In an increasingly cacophonic world, our heads become filled with noise: the never-ending buzz and rumble of minds constantly projected onto the next thing; towards the future.

We each live in our own bubble, in our own headspace.

Amid conversation, we often find ourselves focusing less on the other person than on our internal monologue, that voice telling us what’s next.

As we wait for our turn to speak, our mind races as the other speaks: we’re listening to reply rather than to understand.

A breathing space or silence becomes an opportunity to intercede and fill with whatever we’re mulling over. No need to pause, think, wait, ponder or consider what the other person is really trying to communicate.

We assume to understand with clarity where they’re coming from, what their experience or insight is.

But communication isn’t a one-way street: it’s a feedback loop where listening is the ying to talking’s yang. So we project, impose our own ideas, thoughts and feelings onto others.

And we cannot help being like this at work too.


The thing is, an organisation is the sum of all its parts: a reflection of everyone within it.

And many organisations have an inward-looking default setting: self-important and, at times, even self-indulgent and self-obsessed. Egotistically led by those who assume to know best: better than the people they’re supposed to serve.

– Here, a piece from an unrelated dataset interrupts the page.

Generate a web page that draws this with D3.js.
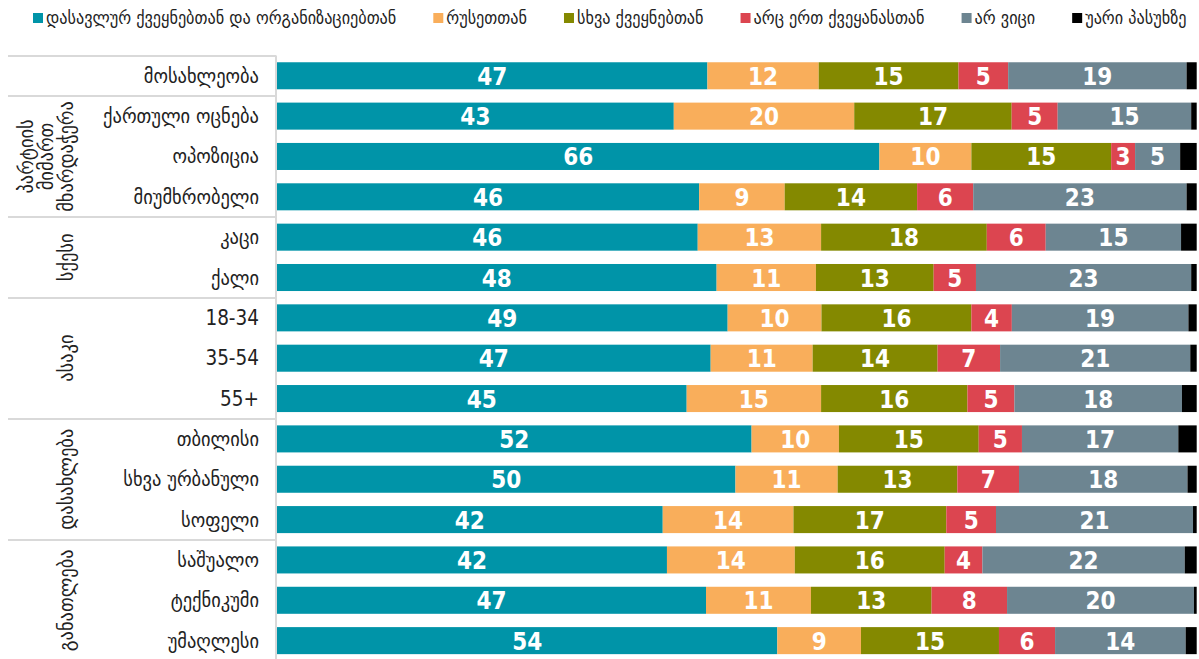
<!DOCTYPE html>
<html>
<head>
<meta charset="utf-8">
<script src="https://cdn.jsdelivr.net/npm/d3@7"></script>
<style>
	body { margin: 0; background: #fff; }
	text { font-family: 'DejaVu Sans Condensed', 'DejaVu Sans', sans-serif; font-stretch: condensed; }
	.text-legend { font-size: 18px; fill: #222; }
	.text-category { font-size: 20.5px; fill: #222; }
	.text-group { font-size: 20.5px; fill: #222; }
	.text-value { font-size: 24px; font-weight: bold; fill: #fff; }
	.line-grid { stroke: #d9d9d9; stroke-width: 2; }
</style>
</head>
<body>
<script>

// - data -

var categories = ['მოსახლეობა', 'ქართული ოცნება', 'ოპოზიცია', 'მიუმხრობელი', 'კაცი', 'ქალი',
	'18-34', '35-54', '55+', 'თბილისი', 'სხვა ურბანული', 'სოფელი', 'საშუალო', 'ტექნიკუმი', 'უმაღლესი'];

var groupLabels = [[], ['პარტიის', 'მიმართ', 'მხარდაჭერა'], ['სქესი'], ['ასაკი'], ['დასახლება'], ['განათლება']];
var groupSizes = [1, 3, 2, 3, 3, 3];

var seriesNames = ['დასავლურ ქვეყნებთან და ორგანიზაციებთან', 'რუსეთთან', 'სხვა ქვეყნებთან',
	'არც ერთ ქვეყანასთან', 'არ ვიცი', 'უარი პასუხზე'];

var west    = [46.8, 43.1, 65.5, 45.9, 45.7, 47.8, 49.0, 47.2, 44.5, 51.6, 49.8, 41.9, 42.4, 46.6, 54.4];
var russia  = [12.1, 19.6, 10.0, 9.3, 13.4, 10.8, 10.2, 11.1, 14.6, 9.5, 11.1, 14.2, 13.9, 11.4, 9.1];
var others  = [15.2, 17.1, 15.2, 14.4, 18.0, 12.8, 16.3, 13.6, 15.9, 15.2, 13.0, 16.6, 16.3, 13.1, 15.0];
var noneOf  = [5.4, 5.0, 2.6, 6.1, 6.4, 4.6, 4.4, 6.8, 5.1, 4.7, 6.7, 5.4, 4.1, 8.2, 6.1];
var dontKnow = [19.4, 14.5, 4.9, 23.2, 14.7, 23.4, 19.2, 20.7, 18.2, 17.0, 18.3, 21.4, 22.0, 20.3, 14.2];
var refused = [1.1, 0.6, 1.8, 1.1, 1.7, 0.6, 0.9, 0.7, 1.6, 2.0, 1.0, 0.4, 1.3, 0.3, 1.2];

var seriesValues = [west, russia, others, noneOf, dontKnow, refused];
var colors = ['#0094a8', '#f9ae5b', '#848900', '#dc4550', '#6d8591', '#000000'];

// - global -

var width = 1199;
var height = 659;

var svg = d3.select('body').append('svg')
	.attr('width', width)
	.attr('height', height);

var plot = { left: 277, right: 1196.7, top: 55.6, bottom: 660.8 };
var labelRight = 259;
var lineLeft = 8;

// - legend -

var legend = svg.append('g').attr('transform', 'translate(33,0)');
var lx = 0;
seriesNames.forEach(function(name, i) {
	var item = legend.append('g').attr('transform', 'translate(' + lx + ',0)');
	item.append('rect')
		.attr('x', 0).attr('y', 13)
		.attr('width', 10).attr('height', 10)
		.attr('fill', colors[i]);
	var t = item.append('text')
		.attr('class', 'text-legend')
		.attr('x', 13).attr('y', 24)
		.text(name);
	lx += 13 + t.node().getComputedTextLength() + 37;
});

// - scales -

var rows = categories.map(function(c, i) {
	var r = { category: c };
	seriesNames.forEach(function(s, j) { r[s] = seriesValues[j][i]; });
	return r;
});

var stacked = d3.stack()
	.keys(seriesNames)
	.offset(d3.stackOffsetExpand)(rows);

var x = d3.scaleLinear().domain([0, 1]).range([plot.left, plot.right]);
var y = d3.scaleBand()
	.domain(categories)
	.range([plot.top, plot.bottom])
	.paddingInner(0.33)
	.paddingOuter(0.165);

// - bars -

var layers = svg.append('g').selectAll('g')
	.data(stacked).enter()
	.append('g')
		.attr('fill', function(d, i) { return colors[i]; });

layers.selectAll('rect')
	.data(function(d) { return d; }).enter()
	.append('rect')
		.attr('x', function(d) { return x(d[0]); })
		.attr('y', function(d) { return y(d.data.category); })
		.attr('width', function(d) { return x(d[1]) - x(d[0]); })
		.attr('height', y.bandwidth());

// value labels (not for the small refusal series)
layers.filter(function(d, i) { return i < 5; })
	.selectAll('text')
	.data(function(d) { return d.map(function(p) { return { p: p, v: p.data[d.key] }; }); }).enter()
	.filter(function(d) { return d.v >= 2; })
	.append('text')
		.attr('class', 'text-value')
		.attr('text-anchor', 'middle')
		.attr('dominant-baseline', 'central')
		.attr('x', function(d) { return (x(d.p[0]) + x(d.p[1])) / 2; })
		.attr('y', function(d) { return y(d.p.data.category) + y.bandwidth() / 2 + 1; })
		.text(function(d) { return Math.round(d.v); });

// - category axis -

var step = y.step();

svg.append('g').selectAll('text')
	.data(categories).enter()
	.append('text')
		.attr('class', 'text-category')
		.attr('text-anchor', 'end')
		.attr('dominant-baseline', 'central')
		.attr('x', labelRight)
		.attr('y', function(d) { return y(d) + y.bandwidth() / 2; })
		.text(function(d) { return d; });

// group separators and labels
var gGroups = svg.append('g');
var start = 0;
var lineYs = [y(categories[0]) - (step - y.bandwidth()) / 2];

groupSizes.forEach(function(n, gi) {
	var yTop = y(categories[start]) - (step - y.bandwidth()) / 2;
	var yBot = y(categories[start + n - 1]) + y.bandwidth() + (step - y.bandwidth()) / 2;
	lineYs.push(yBot);

	var lines = groupLabels[gi];
	var cy = (yTop + yBot) / 2;
	var lineH = 20;
	lines.forEach(function(txt, li) {
		var bx = 73 - (lines.length - 1 - li) * lineH;
		gGroups.append('text')
			.attr('class', 'text-group')
			.attr('text-anchor', 'middle')
			.attr('transform', 'translate(' + bx + ',' + cy + ') rotate(-90)')
			.text(txt);
	});
	start += n;
});

gGroups.selectAll('.line-grid')
	.data(lineYs.slice(0, lineYs.length - 1)).enter()
	.append('line')
		.attr('class', 'line-grid')
		.attr('x1', lineLeft)
		.attr('x2', plot.left - 1)
		.attr('y1', function(d) { return Math.round(d); })
		.attr('y2', function(d) { return Math.round(d); });

gGroups.append('line')
	.attr('class', 'line-grid')
	.attr('x1', plot.left - 1).attr('x2', plot.left - 1)
	.attr('y1', lineYs[0]).attr('y2', height);

</script>
</body>
</html>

Just build the thing and they will come.

Just put it out there and the ‘public’, ‘customers’, ‘whomever it may concern’ will pick it up and work it out for themselves.


To respect others is to listen to them, see things from their perspective, understand their needs. Listen from a place of curiosity, empathy and kindness, without preconceived ideas.

How can we build more empathetic, humble and considerate organisations, ones that listen rather than tell by default?


Because listening makes us learn. Listening makes us understand. Listening makes us find common ground.


As Epictetus said, “we have two ears and one mouth so we can listen twice as much as we speak”.